Throughout the later stages of the revolution (1905-1917), Nicholas seems to be completely oblivious to the magnitude of the events going on around him. It would almost be comical, lest we forget that this actually happened. For example, as revolution is spreading and the government is on the point of collapse, here is his diary entry from 26 February 1917 (pg. 339):
"At ten o'clock I went to Mass. The reports were on time. There were many people at breakfast, including all the foreigners. Wrote to Alix and went for a walk near the chapel by the Bobrisky road. The weather was fine and frosty. After tea I read and talked with Senator Tregubov until dinner. Played dominoes in the evening."
His countrymen are tearing each other apart and he's writing about playing dominoes!
I get the sense that he thought that simply his title, that of Tsar, was enough to get him through any problems that arose. When the war starts going poorly against Germany and Austria, he sacks the commander of the armed forces and takes over command himself-- he who has zero combat experience and next to zero strategic insight. In his mind, he is Tsar, and knowing that the Tsar is in command is enough to inspire the troops to fight for victory-- right?
The war continues to go awfully. While in meetings, he sort of milled about on the periphery of the briefing room so as not to get in the way of the generals who were actually planning the conduct of the war. In a word, he was inept.
Here's my favorite part about studying history: What is there to learn from Nicholas II? I think he provides a meaningful example of poor leadership. Let's break it down:
Skills: Minimal. Placing himself in command of the armed forces while not knowing a things about how to conduct a war meant that he set himself (and his country) up for failure. The saying goes, "With great power comes great responsibility", and with great responsibility comes a great need for specialized skills. Without those skills, responsibility will be neglected, and power will be illegitimate. Those in positions of power who lack the necessary skills often delegate to subordinates who have the requisite skills-- and these are the people who hold true power. Think Dick Cheney and George Bush. Jeffery Skilling and Ken Lay (if you haven't, see the documentary "Enron: The Smartest Guys in the Room). Hitler and Hindenberg (for a short time). Boy-king and regent. In Nicholas's case, nobody was in a position to assume the responsibilities that Nicholas was not equipped to handle, hence the revolution continues and ultimately succeeds. In this respect, Nicholas errs in two respects: he fails to institute reform himself and, predictably, fails to delegate power to others with the proper knowledge. Personal pride begat ultimate failure.

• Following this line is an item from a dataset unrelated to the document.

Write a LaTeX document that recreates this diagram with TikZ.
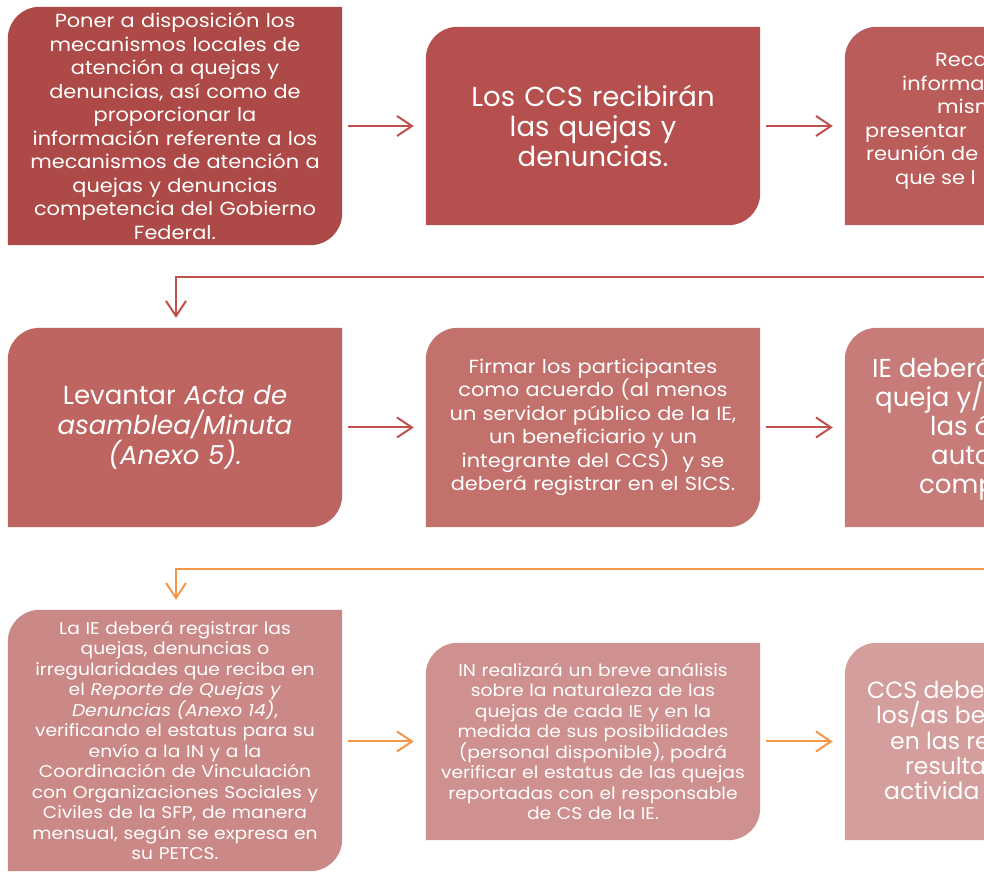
\documentclass[tikz,border=0pt]{standalone}
\usepackage{fontspec}
\setmainfont[FakeStretch=1.1]{Poppins}
\newfontfamily\nostretch{Poppins}
\usetikzlibrary{arrows.meta,backgrounds}
\definecolor{c11}{HTML}{AD4946}
\definecolor{c12}{HTML}{B5504E}
\definecolor{c13}{HTML}{BA5C59}
\definecolor{c21}{HTML}{BE6562}
\definecolor{c22}{HTML}{C3716D}
\definecolor{c23}{HTML}{C77C79}
\definecolor{c31}{HTML}{CA8886}
\definecolor{c32}{HTML}{CE918F}
\definecolor{c33}{HTML}{D39E9C}
\definecolor{linered}{HTML}{C0504D}
\definecolor{lineorange}{HTML}{F79646}
\tikzset{
  flowbox/.style={inner sep=0pt, minimum width=334pt, text width=326pt, align=center, text=white},
  fsmall/.style={font=\fontsize{17}{20.5}\selectfont},
  fmid/.style={font=\fontsize{19}{23.5}\selectfont},
  fbig/.style={font=\nostretch\fontsize{26}{29}\selectfont},
  frag/.style={inner sep=0pt, text=white, anchor=base west},
  arr/.style={line width=2pt, -{Straight Barb[length=15pt,width=20pt,line width=2pt]}},
}
\newcommand{\shapefill}[2]{%
  \fill[#2] (#1.south west) -- ([yshift=-32pt]#1.north west)
    arc[start angle=180,end angle=90,radius=32pt] -- (#1.north east)
    -- ([yshift=32pt]#1.south east) arc[start angle=0,end angle=-90,radius=32pt] -- cycle;}
\begin{document}
\begin{tikzpicture}[x=1pt,y=1pt]
\useasboundingbox (0,0) rectangle (984,872);
\begin{scope}
\clip (0,0) rectangle (984,872);
% row 1
\node[flowbox,fmid,minimum height=238pt] (b11) at (175,746) {Poner a disposición los\\ mecanismos locales de\\ atención a quejas y\\ denuncias, así como de\\ proporcionar la\\ información referente a los\\ mecanismos de atención a\\ quejas y denuncias\\ competencia del Gobierno\\ Federal.};
\node[flowbox,font=\nostretch\fontsize{27.5}{30}\selectfont,minimum height=198pt] (b12) at (593,746) {Los CCS recibirán\\ las quejas y\\ denuncias.};
\node[flowbox,minimum height=198pt] (b13) at (1012,746) {};
\node[frag,fmid] (b13a) at (935,805) {Reca};
\node[frag,fmid] (b13b) at (902,781.5) {informa};
\node[frag,fmid] (b13c) at (937,758) {mism};
\node[frag,fmid] (b13d) at (865,734.5) {presentar};
\node[frag,fmid] (b13e) at (866,711) {reunión de};
\node[frag,fmid] (b13f) at (895,687.5) {que se l};
% row 2
\node[flowbox,font=\nostretch\fontsize{26}{30}\selectfont,minimum height=199pt] (b21) at (175,444.5) {Levantar \textit{Acta de}\\ \textit{asamblea/Minuta}\\ \textit{(Anexo 5).}};
\node[flowbox,fmid,minimum height=199pt] (b22) at (593,444.5) {Firmar los participantes\\ como acuerdo (al menos\\ un servidor público de la IE,\\ un beneficiario y un\\ integrante del CCS)\ \ y se\\ deberá registrar en el SICS.};
\node[flowbox,minimum height=199pt] (b23) at (1012,444.5) {};
\node[frag,fbig] (b23a) at (872,494) {IE deberá};
\node[frag,fbig] (b23b) at (875,465) {queja y/o};
\node[frag,fbig] (b23c) at (930,436) {las á};
\node[frag,fbig] (b23d) at (931,407) {auto};
\node[frag,fbig] (b23e) at (919,378) {comp};
% row 3
\node[flowbox,fsmall,minimum height=261pt] (b31) at (175,131.5) {La IE deberá registrar las\\ quejas, denuncias o\\ irregularidades que reciba en\\ el \textit{Reporte de Quejas y}\\ \textit{Denuncias (Anexo 14)},\\ verificando el estatus para su\\ envío a la IN y a la\\ Coordinación de Vinculación\\ con Organizaciones Sociales y\\ Civiles de la SFP, de manera\\ mensual, según se expresa en\\ su PETCS.};
\node[flowbox,fsmall,minimum height=197pt] (b32) at (593,130.5) {IN realizará un breve análisis\\ sobre la naturaleza de las\\ quejas de cada IE y en la\\ medida de sus posibilidades\\ (personal disponible), podrá\\ verificar el estatus de las quejas\\ reportadas con el responsable\\ de CS de la IE.};
\node[flowbox,minimum height=197pt] (b33) at (1012,130.5) {};
\node[frag,font=\nostretch\fontsize{23.5}{25.5}\selectfont] (b33a) at (867,173) {CCS debe};
\node[frag,font=\nostretch\fontsize{23.5}{25.5}\selectfont] (b33b) at (876,148) {los/as be};
\node[frag,font=\nostretch\fontsize{23.5}{25.5}\selectfont] (b33c) at (890,122) {en las re};
\node[frag,font=\nostretch\fontsize{23.5}{25.5}\selectfont] (b33d) at (905,97) {resulta};
\node[frag,font=\nostretch\fontsize{23.5}{25.5}\selectfont] (b33e) at (884,72) {activida};
\begin{scope}[on background layer]
\fill[white] (0,0) rectangle (984,872);
\shapefill{b11}{c11}\shapefill{b12}{c12}\shapefill{b13}{c13}
\shapefill{b21}{c21}\shapefill{b22}{c22}\shapefill{b23}{c23}
\shapefill{b31}{c31}\shapefill{b32}{c32}\shapefill{b33}{c33}
\end{scope}
% connectors
\draw[arr,linered] ([xshift=6pt]b11.east) -- ([xshift=-12pt]b12.west);
\draw[arr,linered] ([xshift=6pt]b12.east) -- ([xshift=-12pt]b13.west);
\draw[arr,linered] ([xshift=6pt]b21.east) -- ([xshift=-12pt]b22.west);
\draw[arr,linered] ([xshift=6pt]b22.east) -- ([xshift=-12pt]b23.west);
\draw[arr,lineorange] ([xshift=6pt]b32.west -| b31.east) -- ([xshift=-12pt]b32.west);
\draw[arr,lineorange] ([xshift=6pt]b32.east) -- ([xshift=-12pt]b33.west);
\coordinate (t1) at (176,595);
\draw[arr,linered] (b13.south) |- (t1) -- ([yshift=10pt]b21.north -| t1);
\coordinate (t2) at (176,303);
\draw[arr,lineorange] (b23.south) |- (t2) -- ([yshift=10pt]b31.north -| t2);
\end{scope}
\end{tikzpicture}
\end{document}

Motivational technique: Bearer of title. Nicholas's mistake was that he assumed that his office, that of Tsar, was all the legitimacy he needed. A title, however, is meaningless unless there is respect for the holder of that title. A title can be a measure of success but it can also be rather meaningless. On a personal note, I've learned over the years to have a healthy skepticism for most things in life, including anybody with a name-tag and anybody who introduces themselves with a title. It sends up a red flag (pardon the pun).
Nicholas's obliviousness to the situation around him only further blinded him to the increasing uselessness of his title. He was raised under the impression that "the people" loved their Tsar, believed that the Tsar was chosen by God (literally), and that the Tsar had the power of life and death (again, literally) over all in his domain. Nicholas didn't recognize that that vision of the Tsar had faded and that "the people" no longer considered the office as sacred.
Vision: Limited. Nicholas saw his reign as an end unto itself-- truly, the Alpha and the Omega. There was nothing to strive for except an expansion of his domain and continuity of his power. When legitimate grievances were presented, he ignored them. Limited vision also meant that he could not empathize with the proto-revolutionaries and possibly prevent, or at least forestall, a revolution. Yet another lesson on why it is bad to be a spoiled rich kid.
Ultimately, I think it is fair to say that Nicholas was probably a nice guy who was in over his head, lacking any skills whatsoever associated with his office, and too proud to do something about it. A more tragic figure is hard to find.